** Start INFORMATION SUPPLIED **

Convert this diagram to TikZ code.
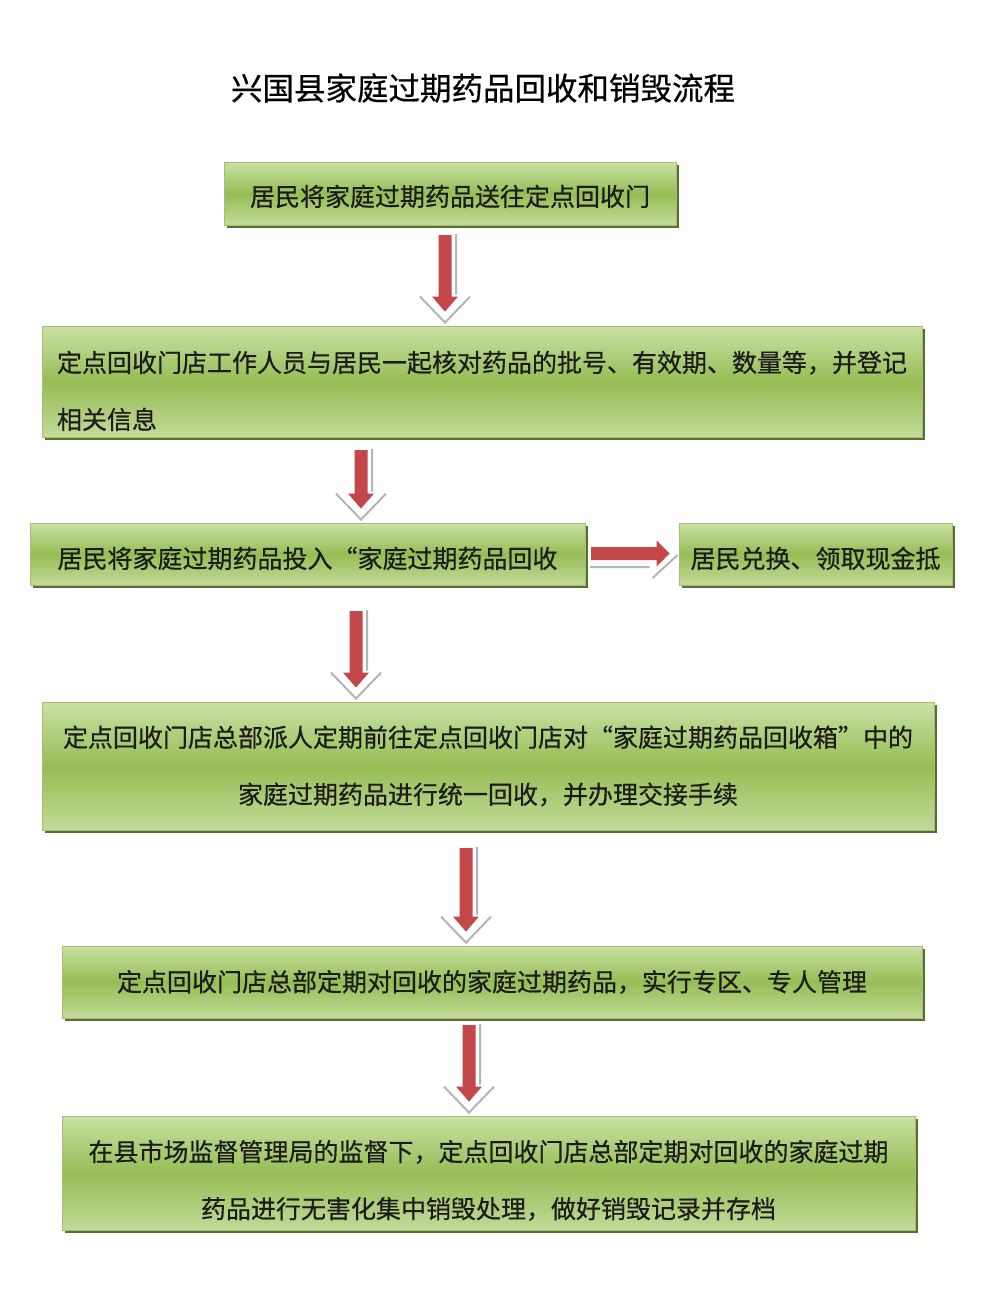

** End INFORMATION SUPPLIED **
** Start INFORMATION SUPPLIED **

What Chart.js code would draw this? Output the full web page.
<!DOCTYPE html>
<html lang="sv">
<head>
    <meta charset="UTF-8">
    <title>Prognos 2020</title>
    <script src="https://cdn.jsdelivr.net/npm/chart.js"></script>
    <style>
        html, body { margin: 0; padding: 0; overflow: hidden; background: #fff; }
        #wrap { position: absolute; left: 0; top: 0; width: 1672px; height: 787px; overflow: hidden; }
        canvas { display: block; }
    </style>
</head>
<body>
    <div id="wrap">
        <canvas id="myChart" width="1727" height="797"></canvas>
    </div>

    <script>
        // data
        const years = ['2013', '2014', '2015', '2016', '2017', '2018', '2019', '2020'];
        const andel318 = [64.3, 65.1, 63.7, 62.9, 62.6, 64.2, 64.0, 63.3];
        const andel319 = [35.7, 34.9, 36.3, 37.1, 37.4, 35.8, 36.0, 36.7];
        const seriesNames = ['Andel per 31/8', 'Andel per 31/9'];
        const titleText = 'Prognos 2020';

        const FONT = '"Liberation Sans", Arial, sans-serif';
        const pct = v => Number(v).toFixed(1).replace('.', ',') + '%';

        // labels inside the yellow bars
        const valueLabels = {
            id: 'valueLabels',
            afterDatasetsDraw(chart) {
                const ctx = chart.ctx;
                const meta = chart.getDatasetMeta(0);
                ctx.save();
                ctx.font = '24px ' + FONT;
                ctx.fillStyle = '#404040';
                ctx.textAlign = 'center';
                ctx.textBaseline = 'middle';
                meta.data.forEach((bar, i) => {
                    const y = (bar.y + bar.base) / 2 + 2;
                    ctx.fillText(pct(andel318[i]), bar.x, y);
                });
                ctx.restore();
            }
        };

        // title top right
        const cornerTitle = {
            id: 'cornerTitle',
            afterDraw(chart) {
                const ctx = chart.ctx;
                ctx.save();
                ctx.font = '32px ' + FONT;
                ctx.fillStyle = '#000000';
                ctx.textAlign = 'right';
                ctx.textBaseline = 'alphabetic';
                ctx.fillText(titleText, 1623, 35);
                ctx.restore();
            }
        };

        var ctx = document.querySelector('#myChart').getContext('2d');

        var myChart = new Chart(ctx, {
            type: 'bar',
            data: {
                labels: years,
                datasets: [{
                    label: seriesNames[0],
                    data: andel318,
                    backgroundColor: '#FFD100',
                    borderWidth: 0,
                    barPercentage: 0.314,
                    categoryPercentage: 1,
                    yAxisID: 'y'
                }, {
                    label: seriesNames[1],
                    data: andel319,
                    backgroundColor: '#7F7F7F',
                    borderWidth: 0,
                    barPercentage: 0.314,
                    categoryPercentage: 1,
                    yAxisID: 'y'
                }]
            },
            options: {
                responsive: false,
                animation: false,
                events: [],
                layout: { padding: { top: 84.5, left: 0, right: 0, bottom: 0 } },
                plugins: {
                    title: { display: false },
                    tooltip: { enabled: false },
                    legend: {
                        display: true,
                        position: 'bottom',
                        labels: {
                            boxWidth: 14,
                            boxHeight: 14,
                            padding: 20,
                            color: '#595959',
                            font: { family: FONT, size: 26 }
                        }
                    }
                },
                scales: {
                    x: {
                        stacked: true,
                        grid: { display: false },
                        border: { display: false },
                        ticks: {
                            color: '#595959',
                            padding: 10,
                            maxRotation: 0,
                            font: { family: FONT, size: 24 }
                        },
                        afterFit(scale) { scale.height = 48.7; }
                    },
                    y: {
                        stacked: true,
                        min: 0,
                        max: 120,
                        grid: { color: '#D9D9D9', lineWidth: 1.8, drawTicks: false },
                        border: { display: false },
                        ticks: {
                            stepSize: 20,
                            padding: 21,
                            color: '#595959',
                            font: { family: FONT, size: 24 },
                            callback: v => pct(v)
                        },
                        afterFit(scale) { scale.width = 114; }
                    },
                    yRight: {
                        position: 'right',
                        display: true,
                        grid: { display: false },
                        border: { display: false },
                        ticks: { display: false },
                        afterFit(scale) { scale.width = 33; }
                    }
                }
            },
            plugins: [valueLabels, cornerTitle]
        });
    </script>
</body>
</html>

** End INFORMATION SUPPLIED **

**SET TASK**
Copy all the lines above that hold the string "code".

**SOLUTION**
Convert this diagram to TikZ code.
What Chart.js code would draw this? Output the full web page.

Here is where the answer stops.